» **Objective**: Provide an exact copy of the data, excluding the images.

» **Supplied material**:
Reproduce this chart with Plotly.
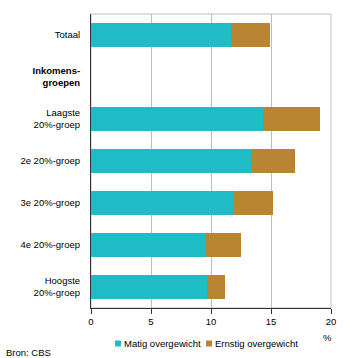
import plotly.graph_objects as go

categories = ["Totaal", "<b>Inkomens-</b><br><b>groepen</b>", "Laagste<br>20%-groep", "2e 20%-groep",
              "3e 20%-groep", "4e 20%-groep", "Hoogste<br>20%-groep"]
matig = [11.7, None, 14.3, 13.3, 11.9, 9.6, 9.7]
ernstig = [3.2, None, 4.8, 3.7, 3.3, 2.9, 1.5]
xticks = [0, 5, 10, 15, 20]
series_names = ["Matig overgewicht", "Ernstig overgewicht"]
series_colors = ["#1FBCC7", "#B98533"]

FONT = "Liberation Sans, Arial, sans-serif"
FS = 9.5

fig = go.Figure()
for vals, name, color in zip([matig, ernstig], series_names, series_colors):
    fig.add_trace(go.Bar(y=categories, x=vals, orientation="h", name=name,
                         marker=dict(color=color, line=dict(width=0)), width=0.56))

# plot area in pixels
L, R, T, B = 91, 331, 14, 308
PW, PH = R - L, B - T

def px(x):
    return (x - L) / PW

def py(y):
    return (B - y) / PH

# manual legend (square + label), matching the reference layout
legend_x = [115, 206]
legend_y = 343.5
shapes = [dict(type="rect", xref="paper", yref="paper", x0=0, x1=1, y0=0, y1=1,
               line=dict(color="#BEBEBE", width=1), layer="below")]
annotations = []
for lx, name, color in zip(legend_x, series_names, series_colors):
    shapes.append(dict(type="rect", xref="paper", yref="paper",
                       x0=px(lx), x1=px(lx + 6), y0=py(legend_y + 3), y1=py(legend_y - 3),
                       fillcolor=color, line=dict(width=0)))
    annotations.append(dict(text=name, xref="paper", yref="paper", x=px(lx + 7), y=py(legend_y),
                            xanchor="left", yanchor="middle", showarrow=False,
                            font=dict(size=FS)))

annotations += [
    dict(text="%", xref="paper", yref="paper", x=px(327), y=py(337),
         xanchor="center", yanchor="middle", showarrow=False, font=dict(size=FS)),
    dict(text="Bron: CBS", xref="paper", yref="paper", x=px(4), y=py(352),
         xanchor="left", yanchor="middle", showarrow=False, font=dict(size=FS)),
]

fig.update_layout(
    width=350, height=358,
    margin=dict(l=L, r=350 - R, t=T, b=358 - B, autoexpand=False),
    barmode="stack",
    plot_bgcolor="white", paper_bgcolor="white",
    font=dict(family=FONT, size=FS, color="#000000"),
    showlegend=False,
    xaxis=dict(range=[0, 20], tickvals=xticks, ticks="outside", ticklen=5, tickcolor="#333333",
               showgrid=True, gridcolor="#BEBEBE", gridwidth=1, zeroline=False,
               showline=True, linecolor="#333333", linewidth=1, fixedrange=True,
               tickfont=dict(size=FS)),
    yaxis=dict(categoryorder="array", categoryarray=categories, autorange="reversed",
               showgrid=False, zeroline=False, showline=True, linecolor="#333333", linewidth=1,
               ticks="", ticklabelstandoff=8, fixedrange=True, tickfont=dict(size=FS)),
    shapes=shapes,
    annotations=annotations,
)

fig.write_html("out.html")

» **Solved exercise**:
Reproduce this chart with Plotly.
import plotly.graph_objects as go

categories = ["Totaal", "<b>Inkomens-</b><br><b>groepen</b>", "Laagste<br>20%-groep", "2e 20%-groep",
              "3e 20%-groep", "4e 20%-groep", "Hoogste<br>20%-groep"]
matig = [11.7, None, 14.3, 13.3, 11.9, 9.6, 9.7]
ernstig = [3.2, None, 4.8, 3.7, 3.3, 2.9, 1.5]
xticks = [0, 5, 10, 15, 20]
series_names = ["Matig overgewicht", "Ernstig overgewicht"]
series_colors = ["#1FBCC7", "#B98533"]

FONT = "Liberation Sans, Arial, sans-serif"
FS = 9.5

fig = go.Figure()
for vals, name, color in zip([matig, ernstig], series_names, series_colors):
    fig.add_trace(go.Bar(y=categories, x=vals, orientation="h", name=name,
                         marker=dict(color=color, line=dict(width=0)), width=0.56))

# plot area in pixels
L, R, T, B = 91, 331, 14, 308
PW, PH = R - L, B - T

def px(x):
    return (x - L) / PW

def py(y):
    return (B - y) / PH

# manual legend (square + label), matching the reference layout
legend_x = [115, 206]
legend_y = 343.5
shapes = [dict(type="rect", xref="paper", yref="paper", x0=0, x1=1, y0=0, y1=1,
               line=dict(color="#BEBEBE", width=1), layer="below")]
annotations = []
for lx, name, color in zip(legend_x, series_names, series_colors):
    shapes.append(dict(type="rect", xref="paper", yref="paper",
                       x0=px(lx), x1=px(lx + 6), y0=py(legend_y + 3), y1=py(legend_y - 3),
                       fillcolor=color, line=dict(width=0)))
    annotations.append(dict(text=name, xref="paper", yref="paper", x=px(lx + 7), y=py(legend_y),
                            xanchor="left", yanchor="middle", showarrow=False,
                            font=dict(size=FS)))

annotations += [
    dict(text="%", xref="paper", yref="paper", x=px(327), y=py(337),
         xanchor="center", yanchor="middle", showarrow=False, font=dict(size=FS)),
    dict(text="Bron: CBS", xref="paper", yref="paper", x=px(4), y=py(352),
         xanchor="left", yanchor="middle", showarrow=False, font=dict(size=FS)),
]

fig.update_layout(
    width=350, height=358,
    margin=dict(l=L, r=350 - R, t=T, b=358 - B, autoexpand=False),
    barmode="stack",
    plot_bgcolor="white", paper_bgcolor="white",
    font=dict(family=FONT, size=FS, color="#000000"),
    showlegend=False,
    xaxis=dict(range=[0, 20], tickvals=xticks, ticks="outside", ticklen=5, tickcolor="#333333",
               showgrid=True, gridcolor="#BEBEBE", gridwidth=1, zeroline=False,
               showline=True, linecolor="#333333", linewidth=1, fixedrange=True,
               tickfont=dict(size=FS)),
    yaxis=dict(categoryorder="array", categoryarray=categories, autorange="reversed",
               showgrid=False, zeroline=False, showline=True, linecolor="#333333", linewidth=1,
               ticks="", ticklabelstandoff=8, fixedrange=True, tickfont=dict(size=FS)),
    shapes=shapes,
    annotations=annotations,
)

fig.write_html("out.html")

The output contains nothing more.